Given the heinous nature of the marathon bombing and the international spotlight on the attack, Ortiz must be under enormous pressure to go after Kadyrbayev and Tazhayakov with everything she’s got. The Boston community and local law enforcement are probably encouraging her to do so. But would locking two 19-year-olds up until their 30s or 40s, based on the facts of this case, be fair or just?

Federal prosecutors wield enormous power. They decide who should be arrested. They determine what crimes should be charged and, because every crime carries a different potential penalty, their charging decisions have a great deal of impact on the prison terms that defendants face. Prosecutors also choose who should be allowed to plead out to reduced charges. Given that roughly 97 percent of all federal cases end with a guilty plea, it is prosecutors—not defense lawyers, lawmakers, or even judges—who really control the federal criminal justice system.

That type of unchecked power sometimes leads to abuse. Nowhere is that concern more evident than in Boston, where Ortiz’s hard-nosed and uncompromising tactics have led to draconian outcomes.

For example, Ortiz charged John Nelson, a lawyer who did real estate closings, with mortgage fraud. After the government presented its evidence at trial, but before the jury got to consider the case, the judge stepped in and dismissed the charges, finding that no rational jury could believe the government’s key witness. It’s appalling that Ortiz’s office put Nelson through the ordeal and expense of a federal criminal case based on the word of someone a judge concluded no one could believe. It was also Ortiz who went after Internet activist Aaron Swartz, piling on charges and threatening a long prison term for allegedly downloading millions of articles from academic database JSTOR. Emily Bazelon described the case for Slate as “blatant prosecutorial intimidation—an egregious overcharging of crimes.” When Swartz committed suicide January, his family and girlfriend said that he did so in part because of the enormous pressure brought to bear by Ortiz’s office. One more example: In 2012, a judge gave Ortiz a drubbing in a case against Lorraine Henderson, a government worker who hired an illegal alien to clean her home. The judge said that Ortiz’s decision to bring federal charges against Henderson was “overkill” and an “improvident invocation” of prosecutorial authority.

The charges against Kadyrbayev and Tazhayakov are based mainly on statements they made during two days of FBI interrogation before they were arrested. According to authorities, they admitted that they took a backpack from Tsarnaev’s dorm room containing, among other things, emptied fireworks and Vaseline, and admitted that they agreed to “get rid of it” after seeing news reports with photographs identifying Tsarnaev as one of the marathon bombers.

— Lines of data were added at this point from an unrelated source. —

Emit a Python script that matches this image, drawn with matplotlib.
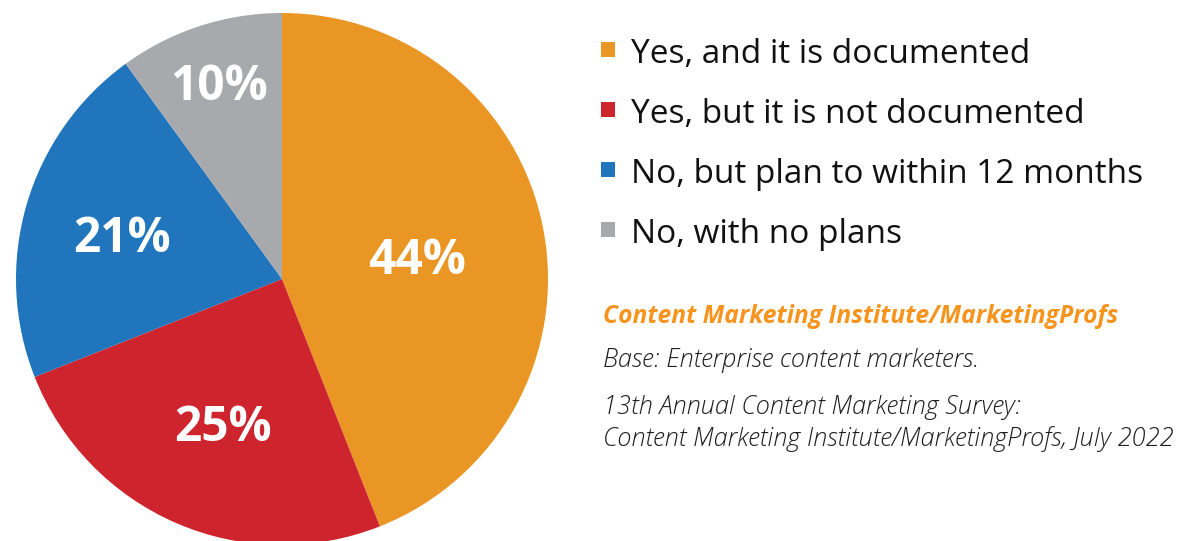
import matplotlib
matplotlib.use("Agg")
import matplotlib.pyplot as plt
import numpy as np

categories = [
    "Yes, and it is documented",
    "Yes, but it is not documented",
    "No, but plan to within 12 months",
    "No, with no plans",
]
shares = [44, 25, 21, 10]
colors = ["#E99625", "#CE242E", "#2075BC", "#A8A9AC"]

source_title = "Content Marketing Institute/MarketingProfs"
notes = [
    "Base: Enterprise content marketers.",
    "13th Annual Content Marketing Survey:",
    "Content Marketing Institute/MarketingProfs, July 2022",
]

FONT = "Open Sans"
W, H = 1183, 541
fig = plt.figure(figsize=(W / 100, H / 100), dpi=100)
ax = fig.add_axes([0, 0, 1, 1])

cx, cy, r = 282, H - 279, 266
wedges, _ = ax.pie(shares, colors=colors, startangle=90, counterclock=False,
                   radius=r, center=(cx, cy),
                   wedgeprops=dict(linewidth=0))
ax.set_xlim(0, W)
ax.set_ylim(0, H)
ax.set_aspect("equal")
ax.axis("off")

# percentage labels, placed along each wedge's mid-angle
label_dist = [0.51, 0.58, 0.635, 0.79]
total = sum(shares)
start = 90.0
for val, d in zip(shares, label_dist):
    sweep = 360.0 * val / total
    mid = np.deg2rad(start - sweep / 2)
    ax.text(cx + d * r * np.cos(mid) + 2, cy + d * r * np.sin(mid) - 2, f"{val}%",
            ha="center", va="center_baseline", color="white", fontsize=34.5,
            fontweight="bold", family=FONT)
    start -= sweep

# legend rows
for i, (lab, col) in enumerate(zip(categories, colors)):
    base = 63 + 60 * i
    ax.add_patch(plt.Rectangle((601, H - base + 6), 14, 15, color=col, lw=0))
    ax.text(631, H - base, lab, ha="left", va="baseline", fontsize=24,
            color="#111111", family=FONT)

ax.text(603, H - 323, source_title, ha="left", va="baseline", fontsize=17.7,
        color="#F7941D", fontweight="bold", style="italic", family=FONT)
for txt, base in zip(notes, [367, 414, 446]):
    ax.text(603, H - base, txt, ha="left", va="baseline", fontsize=18.3,
            color="#1E1E1E", style="italic", fontweight="light", family=FONT)

fig.savefig("out.png", dpi=100)
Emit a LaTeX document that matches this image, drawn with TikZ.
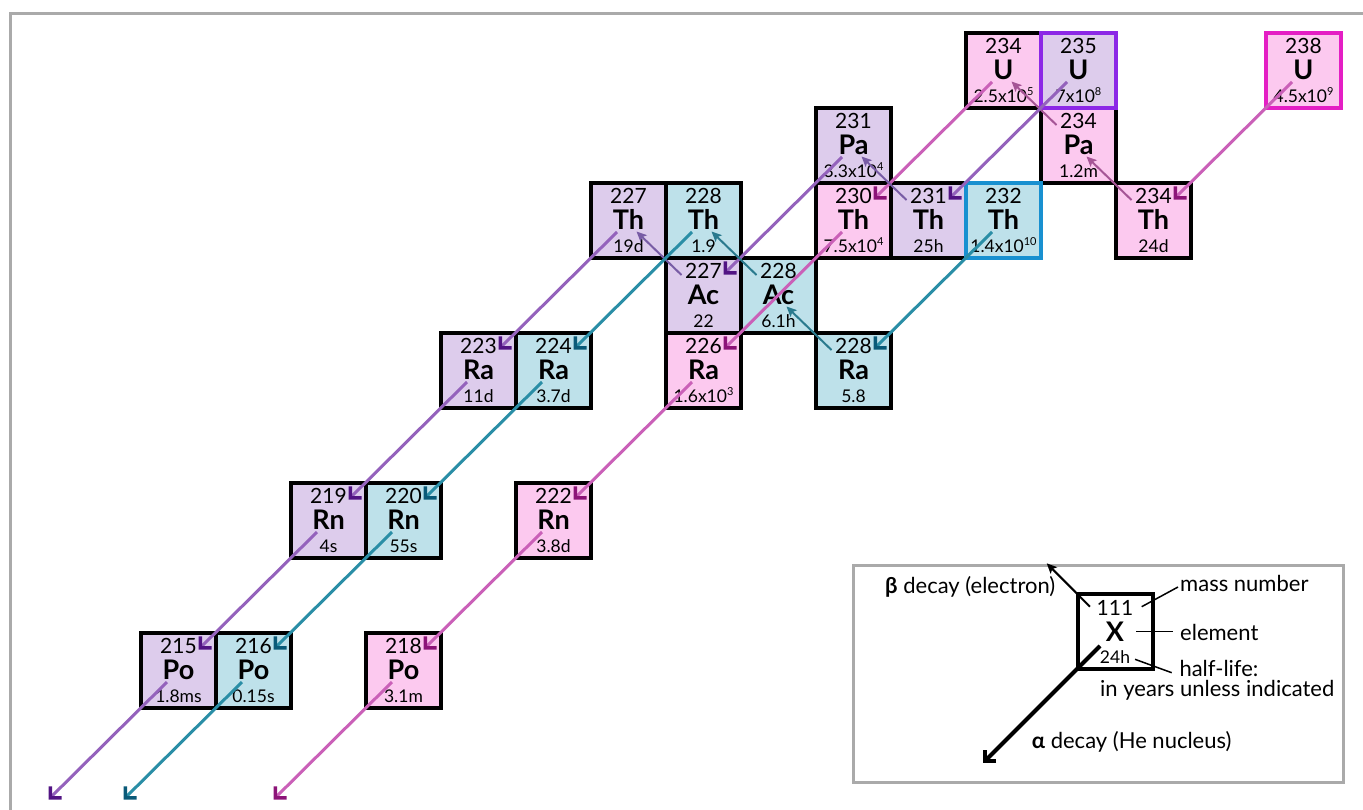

Some commentators, including former New York Mayor Rudolph Giuliani, have suggested that, because Kadyrbayev and Tazhayakov didn’t go to the police after they figured out that Tsarnaev was one of the alleged bombers, Ortiz should seek to hold them accountable for the murder of MIT police officer Sean Collier, the shooting of transit officer Richard Donohue, and the carjacking believed to have been carried out by Tsarnaev and his older brother, Tamerlan. In other words, because Kadyrbayev and Tazhayakov didn’t do anything to stop the killings that followed the marathon bombing, they are complicit in it. It’s worth noting that they had no legal responsibility to report Tsarnaev to the authorities, even though most people would surely agree that they should have if they could have prevented additional violence.

Even if Kadyrbayev and Tazhayakov are convicted “only” of the obstruction-related charges, Ortiz’s past practices suggest she will ask the judge to impose the longest possible prison term—25 years. But this would go directly against Department of Justice policy. According to Attorney General Eric Holder’s instruction to all federal prosecutors, decisions on who to charge and what to charge them with should account for whether a defendant has helped the authorities, for example by providing evidence or testifying.

Kadyrbayev and Tazhayakov are said to have told investigators when and where they threw Tsarnaev’s backpack out. Because of the information they provided, government agents were able to recover the backpack and its contents from a local landfill. Kadyrbayev and Tazhayakov also took Tsarnaev’s computer from his dorm room—a potentially critical piece of evidence. The government doesn’t claim that Kadyrbayev and Tazhayakov threw it away, so authorities presumably have it. Their cooperation surely should count for something. It’s not clear from the indictment when the pair told the FBI what they did with the backpack, but they weren’t interviewed until after Tsarnaev’s photo was publicized.

Let’s also not lose sight of what really happened here. Two young and immature college students from Kazakhstan unfamiliar with the American criminal justice system allegedly exercised world-class bad judgment under the worst of possible scenarios. Lengthy prison terms just don’t “fairly represent” what they did. Such punishment would also be out of step with ­­­­the efforts today by lawmakers and elected officials on both sides of the aisle to not only be “tough” but also “smart” on crime—the approach Holder outlined in a major speech Monday. Holder noted that “too many Americans go to too many prisons for far too long, and for no truly good law enforcement reason.”

Ortiz’s office could argue that throwing the book at Kadyrbayev and Tazhayakov has the purpose of communicating a simple warning: Don’t mess with evidence. This is a legitimate and important law enforcement objective. But Ortiz doesn’t have to lock Kadyrbayev and Tazhayakov up for decades to get that message out. For crimes like those with which Kadyrbayev and Tazhayakov are charged, a long prison term just isn’t necessary to accomplish the traditional sentencing goal of general deterrence.

If Ortiz takes a page from the Nelson, Swartz, and Henderson playbook and brings the government’s full weight to bear against these two students, they may well spend years behind bars for making one very bad decision. And Ortiz will only reinforce her image as a wayward prosecutor who time and again goes too far.